Katrin Krumrey (SPD), Kinder- und Jugendbeauftragte des Landes Brandenburg, erzählte: “Wenn ich heute nicht hier wäre, würde ich feiern” –  weil in Brandenburg gerade das erste Kinder- und Jugendgesetz vom Kabinett verabschiedet worden sei, das nun vor dem Parlament diskutiert würde. Das Gesetz soll nicht nur die Rechte der Beteiligung von Kindern und Jugendlichen stärken, sondern wurde auch gemeinsam mit Jugendlichen geschrieben. Für Krumrey ist dies jedoch erst der Anfang; jetzt müsse es weitergehen und die Forderungen der Jugend auch umgesetzt werden. 
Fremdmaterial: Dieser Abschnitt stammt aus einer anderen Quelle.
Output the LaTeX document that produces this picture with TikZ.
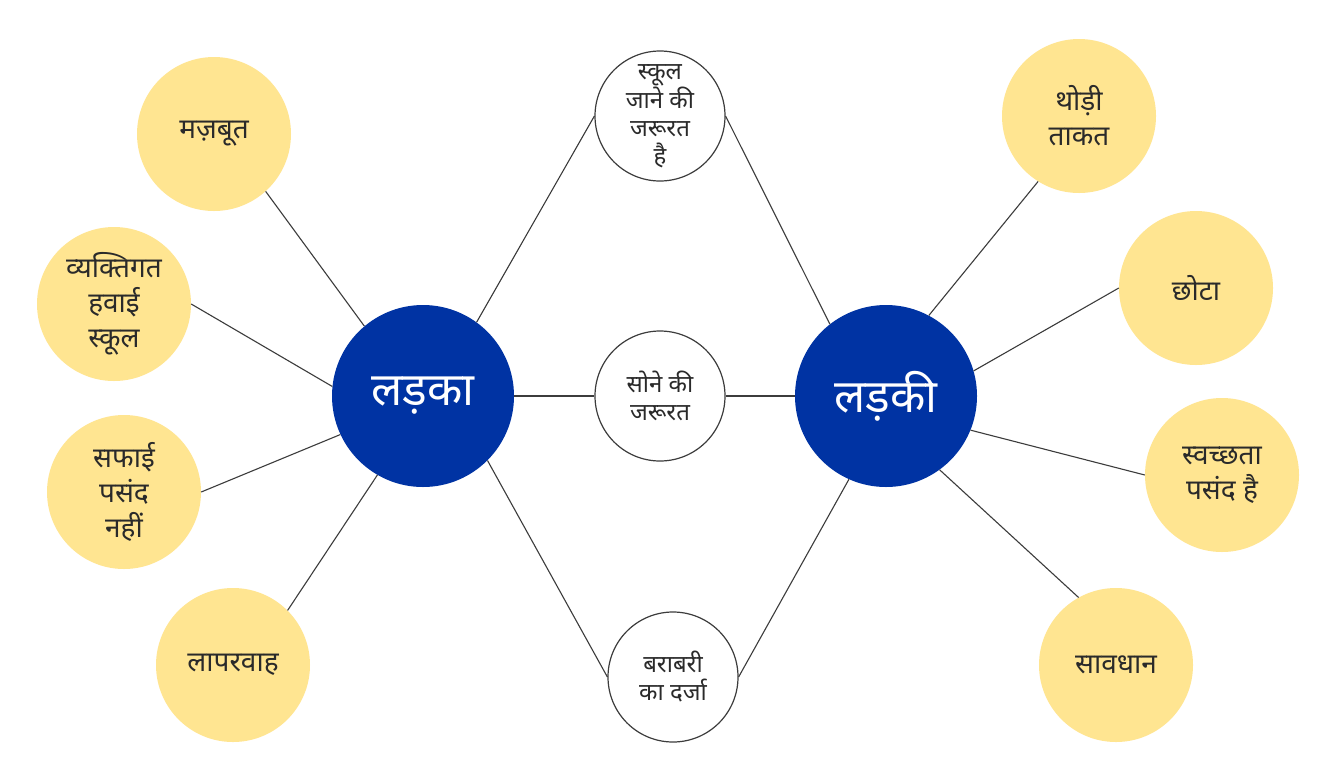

Sarah Nagel (Die Linke), Stadträtin für Jugend in Berlin-Neukölln, berichtete ebenfalls von stärkenden Maßnahmen auf kommunaler Ebene in Form der Gründung eines Kinder- und Jugendparlaments in ihrem Bezirk. “In einem Gremium zu sein ist eine wichtige Selbstwirksamkeitserfahrung für junge Menschen”, betont Nagel. Beteiligung dürfe nicht so gedacht werden, dass es  immer nur studierte Leute mit Flipcharts seien, die Fragen stellten.
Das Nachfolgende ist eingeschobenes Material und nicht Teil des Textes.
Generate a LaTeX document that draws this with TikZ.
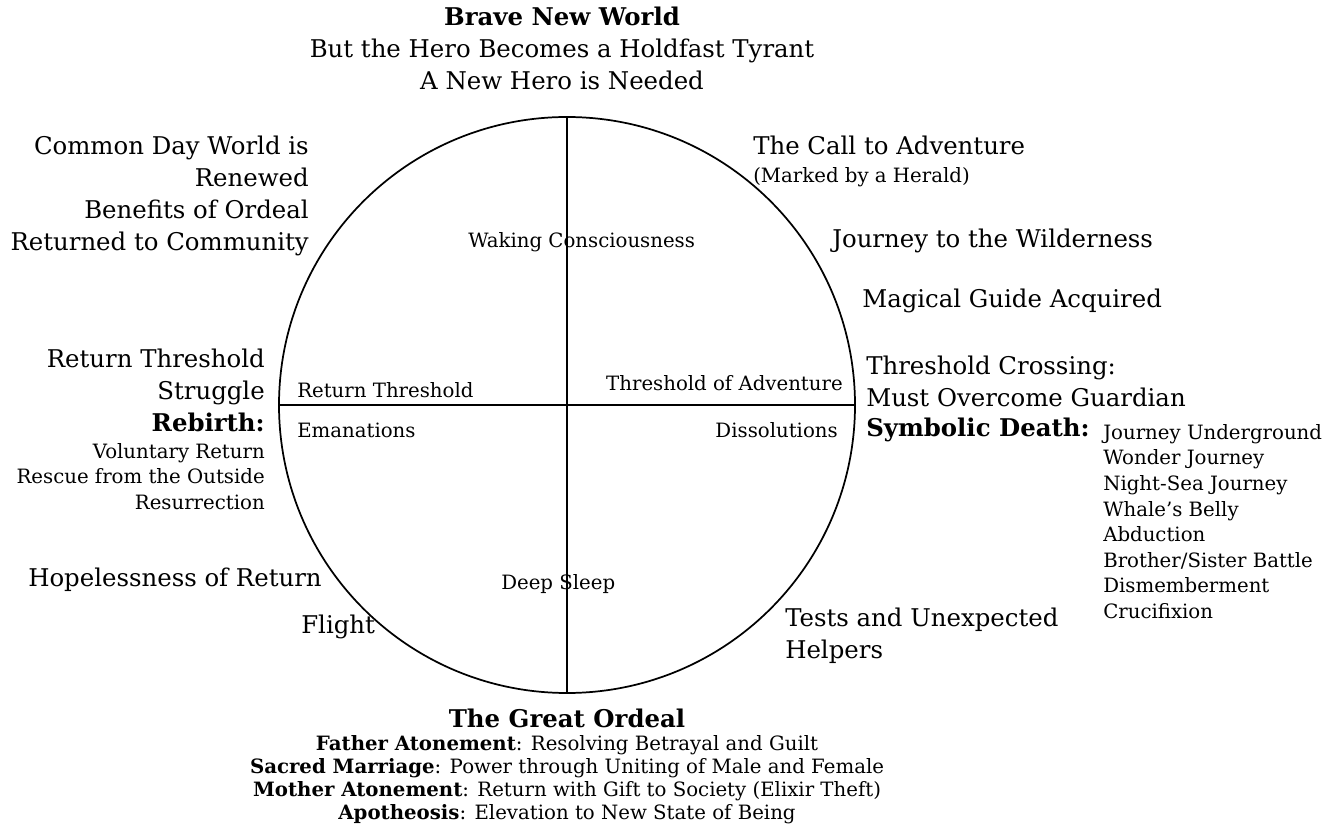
\documentclass[tikz,border=0pt]{standalone}
\usepackage{fontspec}
\setmainfont{DejaVu Serif}
\usetikzlibrary{positioning}
\tikzset{
  bigtxt/.style={inner sep=0pt, font=\fontsize{18.3}{24}\selectfont},
  smalltxt/.style={inner sep=0pt, font=\fontsize{14.8}{19.2}\selectfont},
  wheelline/.style={line width=1.3pt, black},
}

\begin{document}
\begin{tikzpicture}[x=0.75pt, y=-0.75pt]
  \useasboundingbox (0,0) rectangle (1338,837);
  % the cycle
  \node[circle, draw, wheelline, minimum size=432pt, inner sep=0pt] (wheel) at (567,405) {};
  \draw[wheelline] (wheel.north) -- (wheel.south);
  \draw[wheelline] (wheel.west) -- (wheel.east);
  % inner labels
  \node[smalltxt, anchor=base west] (waking) at (468,248) {Waking Consciousness};
  \node[smalltxt, anchor=base west] (innerret) at (297,398) {Return Threshold};
  \node[smalltxt, anchor=base east] (inneradv) at (843,391) {Threshold of Adventure};
  \node[smalltxt, anchor=base west] (emanations) at (297,438) {Emanations};
  \node[smalltxt, anchor=base east] (dissolutions) at (838,438) {Dissolutions};
  \node[smalltxt, anchor=base west] (deepsleep) at (501,589) {Deep Sleep};
  % top
  \node[bigtxt, anchor=north, align=center] (brave) at (562,7)
    {\textbf{Brave New World}\\But the Hero Becomes a Holdfast Tyrant\\A New Hero is Needed};
  % right side
  \node[bigtxt, anchor=base west] (call) at (753,155) {The Call to Adventure};
  \node[smalltxt, anchor=base west] (herald) at (753,183) {(Marked by a Herald)};
  \node[bigtxt, anchor=base west] (wilderness) at (832,248) {Journey to the Wilderness};
  \node[bigtxt, anchor=base west] (guide) at (862,308) {Magical Guide Acquired};
  \node[bigtxt, anchor=north west, align=left] (crossing) at (866,356)
    {Threshold Crossing:\\Must Overcome Guardian};
  \node[bigtxt, anchor=base west] (symdeath) at (866,437) {\textbf{Symbolic Death:}};
  \node[smalltxt, anchor=north west, align=left] (deathlist) at (1103,424)
    {Journey Underground\\Wonder Journey\\Night-Sea Journey\\Whale's Belly\\Abduction\\Brother/Sister Battle\\Dismemberment\\Crucifixion};
  \node[bigtxt, anchor=north west, align=left] (tests) at (785,608)
    {Tests and Unexpected\\Helpers};
  % left side
  \node[bigtxt, anchor=north east, align=right] (commonday) at (309,136)
    {Common Day World is\\Renewed\\Benefits of Ordeal\\Returned to Community};
  \node[bigtxt, anchor=north east, align=right] (retthr) at (265,349)
    {Return Threshold\\Struggle\\\textbf{Rebirth:}};
  \node[smalltxt, anchor=north east, align=right] (rebirthlist) at (265,443)
    {Voluntary Return\\Rescue from the Outside\\Resurrection};
  \node[bigtxt, anchor=base east] (hopeless) at (322,586) {Hopelessness of Return};
  \node[bigtxt, anchor=base west] (flight) at (301,633) {Flight};
  % bottom
  \node[bigtxt, anchor=base] (ordeal) at (567,727) {\textbf{The Great Ordeal}};
  \node[smalltxt, anchor=north, align=center, font=\fontsize{14.8}{17.25}\selectfont] (ordeallist) at (567,735)
    {\textbf{Father Atonement}: Resolving Betrayal and Guilt\\
     \textbf{Sacred Marriage}: Power through Uniting of Male and Female\\
     \textbf{Mother Atonement}: Return with Gift to Society (Elixir Theft)\\
     \textbf{Apotheosis}: Elevation to New State of Being};
\end{tikzpicture}
\end{document}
Es braucht Demokratie-Erfahrungen in der Fläche

An dieser Stelle sahen jedoch die Teilnehmenden aus der Kinder- und Jugendhilfe die größte Herausforderung: Die Kultur, junge Menschen zu beteiligen, werde noch viel zu selten gelebt. Wenn über die Köpfe von Kindern hinweg entschieden wird, gingen sie enttäuscht nach Hause – das gelte im Fußballverein genauso wie im Jugendclub. Dabei gehe es bei Partizipation nicht um reine Angebote, sondern um Gestaltungsmöglichkeiten – auch außerhalb der Politik. Deshalb seien Gremien als Maßnahme nicht immer attraktiv. Paul Lachmann, wissenschaftlicher Koordinator im Projekt gemEINSAM gegen RECHTS der Stiftung Adam von Trott, unterstrich diese Beobachtung: “Demokratie-Erfahrung […] passiert nicht im Parlament, sondern im Alltag.”
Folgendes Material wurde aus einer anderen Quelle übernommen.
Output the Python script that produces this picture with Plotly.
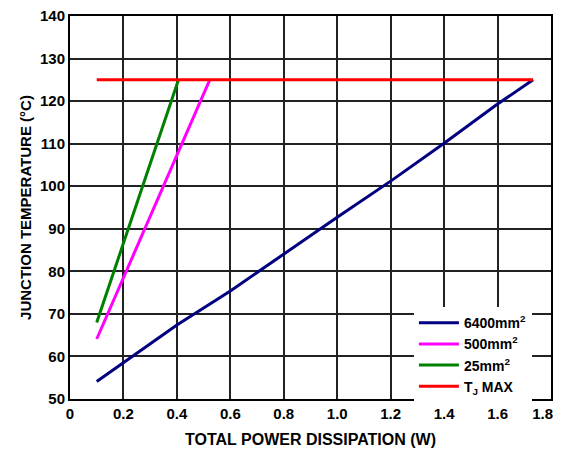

Dem stimmte auch Ariane Fäscher (SPD) zu: “Wir haben ein Momentum”, sagte die Bundestagsabgeordnete und stellvertretende Vorsitzende im Unterausschuss Engagement. Wichtig sei nun, dieses Momentum für die Demokratie zu nutzen, um sie zu verteidigen. Hierfür sei ein Gefühl der Wertschätzung bei jungen Menschen essenziell. Die grundlegende Akzeptanz von Individuen – unabhängig von Leistung, Herkunft oder Wohlstand – müsse gestärkt werden.

Wichtig war allen Diskutierenden, dass Beteiligung niedrigschwellig und auf Augenhöhe sein muss. Dafür sei auch eine gewisse Transparenz der Politik notwendig, betonten alle drei Politikerinnen. Es müsse Jugendlichen auch erklärt werden, warum etwas nicht umgesetzt werden könne, betonte Ariane Fäscher. 

Mit den diskutierten Ansätzen und Methoden kann es Jugendarbeit, Zivilgesellschaft und Politik gemeinsam gelingen, das Thema Einsamkeit bei Jugendlichen zu adressieren – und so nicht nur individuelles Leid zu bekämpfen, sondern auch die Demokratie zu stärken. Paul Lachmann brachte die Stimmung des Fachtags auf den Punkt: “Veranstaltungen wie diese machen mir Mut.”